Starting at the first line of the data below, write out each line exactly until you reach the line containing "240, 260, 280];", and include that line too.

GIVEN MATERIAL:
"""
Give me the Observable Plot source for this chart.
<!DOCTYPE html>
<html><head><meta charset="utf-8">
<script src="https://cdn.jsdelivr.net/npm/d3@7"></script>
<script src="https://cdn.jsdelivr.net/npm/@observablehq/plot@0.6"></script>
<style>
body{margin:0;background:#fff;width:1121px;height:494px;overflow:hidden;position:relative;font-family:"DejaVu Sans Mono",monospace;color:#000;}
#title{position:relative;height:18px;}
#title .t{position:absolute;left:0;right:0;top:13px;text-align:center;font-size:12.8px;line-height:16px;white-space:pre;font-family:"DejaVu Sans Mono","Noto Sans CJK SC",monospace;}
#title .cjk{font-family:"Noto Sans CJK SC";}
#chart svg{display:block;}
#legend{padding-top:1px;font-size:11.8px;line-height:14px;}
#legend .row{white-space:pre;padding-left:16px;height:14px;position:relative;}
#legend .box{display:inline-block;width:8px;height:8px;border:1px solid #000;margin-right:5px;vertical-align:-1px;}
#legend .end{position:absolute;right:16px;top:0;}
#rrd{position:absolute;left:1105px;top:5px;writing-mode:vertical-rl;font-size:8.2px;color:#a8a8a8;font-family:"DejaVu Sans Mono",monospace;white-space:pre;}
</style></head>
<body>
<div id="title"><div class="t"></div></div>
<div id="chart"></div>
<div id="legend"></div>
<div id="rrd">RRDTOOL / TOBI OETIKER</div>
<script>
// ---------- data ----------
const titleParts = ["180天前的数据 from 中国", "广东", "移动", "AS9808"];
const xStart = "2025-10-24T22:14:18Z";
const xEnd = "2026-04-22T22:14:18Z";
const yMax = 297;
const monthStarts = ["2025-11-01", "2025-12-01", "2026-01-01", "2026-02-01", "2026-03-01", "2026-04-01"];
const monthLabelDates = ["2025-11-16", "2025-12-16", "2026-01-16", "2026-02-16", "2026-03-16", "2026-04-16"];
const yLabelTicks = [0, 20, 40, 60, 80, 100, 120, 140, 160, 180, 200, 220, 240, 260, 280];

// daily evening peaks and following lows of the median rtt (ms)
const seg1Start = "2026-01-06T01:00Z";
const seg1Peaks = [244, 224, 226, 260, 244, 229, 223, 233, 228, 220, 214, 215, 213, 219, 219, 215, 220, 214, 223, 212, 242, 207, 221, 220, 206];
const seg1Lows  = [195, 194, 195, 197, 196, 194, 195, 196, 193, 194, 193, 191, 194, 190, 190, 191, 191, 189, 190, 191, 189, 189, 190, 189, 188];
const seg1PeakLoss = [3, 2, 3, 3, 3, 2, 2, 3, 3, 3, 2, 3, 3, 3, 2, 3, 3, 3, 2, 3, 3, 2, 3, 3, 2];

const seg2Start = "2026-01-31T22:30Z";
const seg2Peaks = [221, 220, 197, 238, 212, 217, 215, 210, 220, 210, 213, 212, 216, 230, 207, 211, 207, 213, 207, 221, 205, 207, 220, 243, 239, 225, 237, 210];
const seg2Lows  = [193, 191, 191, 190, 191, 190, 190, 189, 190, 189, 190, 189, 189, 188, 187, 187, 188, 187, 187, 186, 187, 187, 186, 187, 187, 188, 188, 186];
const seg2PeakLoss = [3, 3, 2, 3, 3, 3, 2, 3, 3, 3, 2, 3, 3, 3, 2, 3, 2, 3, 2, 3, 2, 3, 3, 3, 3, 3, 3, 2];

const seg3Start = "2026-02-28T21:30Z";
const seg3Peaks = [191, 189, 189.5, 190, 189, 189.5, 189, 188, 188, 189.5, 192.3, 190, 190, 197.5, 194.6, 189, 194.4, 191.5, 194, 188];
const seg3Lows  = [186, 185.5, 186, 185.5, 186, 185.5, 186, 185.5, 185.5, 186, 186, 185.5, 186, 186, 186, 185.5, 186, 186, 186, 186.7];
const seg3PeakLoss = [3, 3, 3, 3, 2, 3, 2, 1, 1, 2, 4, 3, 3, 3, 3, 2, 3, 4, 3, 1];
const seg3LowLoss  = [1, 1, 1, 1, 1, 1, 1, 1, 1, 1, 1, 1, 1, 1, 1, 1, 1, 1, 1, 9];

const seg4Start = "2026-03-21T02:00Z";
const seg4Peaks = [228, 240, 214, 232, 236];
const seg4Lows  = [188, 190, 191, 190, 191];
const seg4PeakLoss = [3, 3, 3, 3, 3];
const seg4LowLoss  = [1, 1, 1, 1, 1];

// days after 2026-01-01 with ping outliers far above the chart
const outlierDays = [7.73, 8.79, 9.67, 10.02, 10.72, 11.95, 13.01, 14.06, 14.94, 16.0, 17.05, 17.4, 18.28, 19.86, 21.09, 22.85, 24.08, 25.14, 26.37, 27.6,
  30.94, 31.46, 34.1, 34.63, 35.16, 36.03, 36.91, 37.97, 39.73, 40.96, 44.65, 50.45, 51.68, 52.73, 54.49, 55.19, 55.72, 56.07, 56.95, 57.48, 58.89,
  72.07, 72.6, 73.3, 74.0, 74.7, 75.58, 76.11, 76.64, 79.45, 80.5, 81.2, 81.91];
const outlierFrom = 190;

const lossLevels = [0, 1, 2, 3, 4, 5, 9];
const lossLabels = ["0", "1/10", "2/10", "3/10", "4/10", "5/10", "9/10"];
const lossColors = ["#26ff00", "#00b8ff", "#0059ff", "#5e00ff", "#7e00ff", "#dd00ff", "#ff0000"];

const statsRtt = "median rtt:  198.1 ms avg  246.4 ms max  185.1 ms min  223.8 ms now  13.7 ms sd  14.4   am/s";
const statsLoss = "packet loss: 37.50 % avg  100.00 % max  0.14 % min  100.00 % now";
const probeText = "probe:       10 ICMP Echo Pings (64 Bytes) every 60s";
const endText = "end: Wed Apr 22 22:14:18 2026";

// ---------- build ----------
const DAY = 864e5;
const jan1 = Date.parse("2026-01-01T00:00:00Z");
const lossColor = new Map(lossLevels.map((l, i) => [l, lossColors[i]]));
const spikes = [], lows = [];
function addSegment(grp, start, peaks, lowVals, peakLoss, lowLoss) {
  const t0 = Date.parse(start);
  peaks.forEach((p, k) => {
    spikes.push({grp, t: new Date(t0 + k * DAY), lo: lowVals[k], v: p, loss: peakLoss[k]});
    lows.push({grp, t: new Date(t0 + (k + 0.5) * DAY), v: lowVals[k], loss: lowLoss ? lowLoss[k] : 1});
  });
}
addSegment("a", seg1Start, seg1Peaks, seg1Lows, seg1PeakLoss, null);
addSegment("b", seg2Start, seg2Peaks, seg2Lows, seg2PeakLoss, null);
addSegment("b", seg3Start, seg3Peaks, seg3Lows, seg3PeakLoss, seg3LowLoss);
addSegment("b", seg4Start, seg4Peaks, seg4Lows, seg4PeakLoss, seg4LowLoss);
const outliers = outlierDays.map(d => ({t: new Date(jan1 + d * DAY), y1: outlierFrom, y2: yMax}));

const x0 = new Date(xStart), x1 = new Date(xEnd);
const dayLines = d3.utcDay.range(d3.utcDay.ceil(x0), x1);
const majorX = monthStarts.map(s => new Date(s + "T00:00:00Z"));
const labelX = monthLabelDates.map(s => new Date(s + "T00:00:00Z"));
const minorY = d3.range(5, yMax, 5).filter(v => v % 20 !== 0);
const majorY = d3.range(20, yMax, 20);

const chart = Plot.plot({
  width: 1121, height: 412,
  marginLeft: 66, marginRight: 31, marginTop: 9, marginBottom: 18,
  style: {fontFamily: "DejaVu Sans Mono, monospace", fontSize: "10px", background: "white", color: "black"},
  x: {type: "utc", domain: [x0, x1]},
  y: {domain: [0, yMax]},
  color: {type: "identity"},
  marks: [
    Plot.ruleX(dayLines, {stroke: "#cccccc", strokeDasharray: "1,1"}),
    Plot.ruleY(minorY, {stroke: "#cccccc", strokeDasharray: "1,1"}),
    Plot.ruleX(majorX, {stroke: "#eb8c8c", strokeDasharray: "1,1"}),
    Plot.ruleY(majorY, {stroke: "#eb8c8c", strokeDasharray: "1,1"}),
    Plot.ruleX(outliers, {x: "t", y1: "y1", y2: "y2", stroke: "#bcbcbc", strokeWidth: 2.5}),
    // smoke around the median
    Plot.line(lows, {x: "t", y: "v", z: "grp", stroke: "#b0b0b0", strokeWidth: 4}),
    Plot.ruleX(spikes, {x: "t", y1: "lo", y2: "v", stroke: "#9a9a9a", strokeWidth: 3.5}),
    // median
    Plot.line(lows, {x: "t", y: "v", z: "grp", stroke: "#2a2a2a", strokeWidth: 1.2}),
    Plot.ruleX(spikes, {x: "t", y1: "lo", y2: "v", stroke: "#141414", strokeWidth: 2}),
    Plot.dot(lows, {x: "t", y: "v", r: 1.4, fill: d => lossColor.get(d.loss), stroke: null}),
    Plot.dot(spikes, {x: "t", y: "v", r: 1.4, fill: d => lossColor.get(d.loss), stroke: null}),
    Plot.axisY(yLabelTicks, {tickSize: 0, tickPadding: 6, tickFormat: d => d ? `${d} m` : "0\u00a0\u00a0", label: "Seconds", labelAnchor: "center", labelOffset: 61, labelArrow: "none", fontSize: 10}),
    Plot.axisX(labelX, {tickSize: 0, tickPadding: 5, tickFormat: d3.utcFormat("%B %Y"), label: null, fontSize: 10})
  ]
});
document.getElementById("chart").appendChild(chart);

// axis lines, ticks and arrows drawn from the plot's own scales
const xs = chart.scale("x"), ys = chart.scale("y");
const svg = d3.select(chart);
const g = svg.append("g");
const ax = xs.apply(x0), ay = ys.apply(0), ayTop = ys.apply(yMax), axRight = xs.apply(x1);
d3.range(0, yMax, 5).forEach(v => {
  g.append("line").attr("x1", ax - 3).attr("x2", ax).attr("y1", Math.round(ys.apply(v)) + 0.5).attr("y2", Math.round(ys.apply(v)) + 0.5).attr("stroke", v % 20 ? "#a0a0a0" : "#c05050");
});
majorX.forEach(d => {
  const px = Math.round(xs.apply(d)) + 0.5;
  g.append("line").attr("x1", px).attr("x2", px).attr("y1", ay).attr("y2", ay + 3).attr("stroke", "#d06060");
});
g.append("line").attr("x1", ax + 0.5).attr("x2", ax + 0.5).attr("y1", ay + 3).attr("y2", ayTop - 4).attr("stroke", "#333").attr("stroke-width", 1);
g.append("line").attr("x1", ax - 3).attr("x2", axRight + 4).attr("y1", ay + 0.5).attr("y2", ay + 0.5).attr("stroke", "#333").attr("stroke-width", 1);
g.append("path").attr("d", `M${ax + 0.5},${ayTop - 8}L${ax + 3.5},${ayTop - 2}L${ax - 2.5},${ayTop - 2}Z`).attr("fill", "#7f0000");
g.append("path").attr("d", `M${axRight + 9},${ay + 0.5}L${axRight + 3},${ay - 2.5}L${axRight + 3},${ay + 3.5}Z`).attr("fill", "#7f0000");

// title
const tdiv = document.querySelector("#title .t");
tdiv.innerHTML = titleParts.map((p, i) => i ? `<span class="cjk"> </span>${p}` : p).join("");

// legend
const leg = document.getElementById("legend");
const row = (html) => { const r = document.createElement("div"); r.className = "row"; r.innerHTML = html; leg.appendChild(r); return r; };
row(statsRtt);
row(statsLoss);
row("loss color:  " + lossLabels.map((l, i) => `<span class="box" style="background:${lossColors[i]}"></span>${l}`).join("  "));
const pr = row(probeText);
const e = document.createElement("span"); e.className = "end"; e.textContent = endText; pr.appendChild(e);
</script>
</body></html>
"""
TASK OUTPUT:
Give me the Observable Plot source for this chart.
<!DOCTYPE html>
<html><head><meta charset="utf-8">
<script src="https://cdn.jsdelivr.net/npm/d3@7"></script>
<script src="https://cdn.jsdelivr.net/npm/@observablehq/plot@0.6"></script>
<style>
body{margin:0;background:#fff;width:1121px;height:494px;overflow:hidden;position:relative;font-family:"DejaVu Sans Mono",monospace;color:#000;}
#title{position:relative;height:18px;}
#title .t{position:absolute;left:0;right:0;top:13px;text-align:center;font-size:12.8px;line-height:16px;white-space:pre;font-family:"DejaVu Sans Mono","Noto Sans CJK SC",monospace;}
#title .cjk{font-family:"Noto Sans CJK SC";}
#chart svg{display:block;}
#legend{padding-top:1px;font-size:11.8px;line-height:14px;}
#legend .row{white-space:pre;padding-left:16px;height:14px;position:relative;}
#legend .box{display:inline-block;width:8px;height:8px;border:1px solid #000;margin-right:5px;vertical-align:-1px;}
#legend .end{position:absolute;right:16px;top:0;}
#rrd{position:absolute;left:1105px;top:5px;writing-mode:vertical-rl;font-size:8.2px;color:#a8a8a8;font-family:"DejaVu Sans Mono",monospace;white-space:pre;}
</style></head>
<body>
<div id="title"><div class="t"></div></div>
<div id="chart"></div>
<div id="legend"></div>
<div id="rrd">RRDTOOL / TOBI OETIKER</div>
<script>
// ---------- data ----------
const titleParts = ["180天前的数据 from 中国", "广东", "移动", "AS9808"];
const xStart = "2025-10-24T22:14:18Z";
const xEnd = "2026-04-22T22:14:18Z";
const yMax = 297;
const monthStarts = ["2025-11-01", "2025-12-01", "2026-01-01", "2026-02-01", "2026-03-01", "2026-04-01"];
const monthLabelDates = ["2025-11-16", "2025-12-16", "2026-01-16", "2026-02-16", "2026-03-16", "2026-04-16"];
const yLabelTicks = [0, 20, 40, 60, 80, 100, 120, 140, 160, 180, 200, 220, 240, 260, 280];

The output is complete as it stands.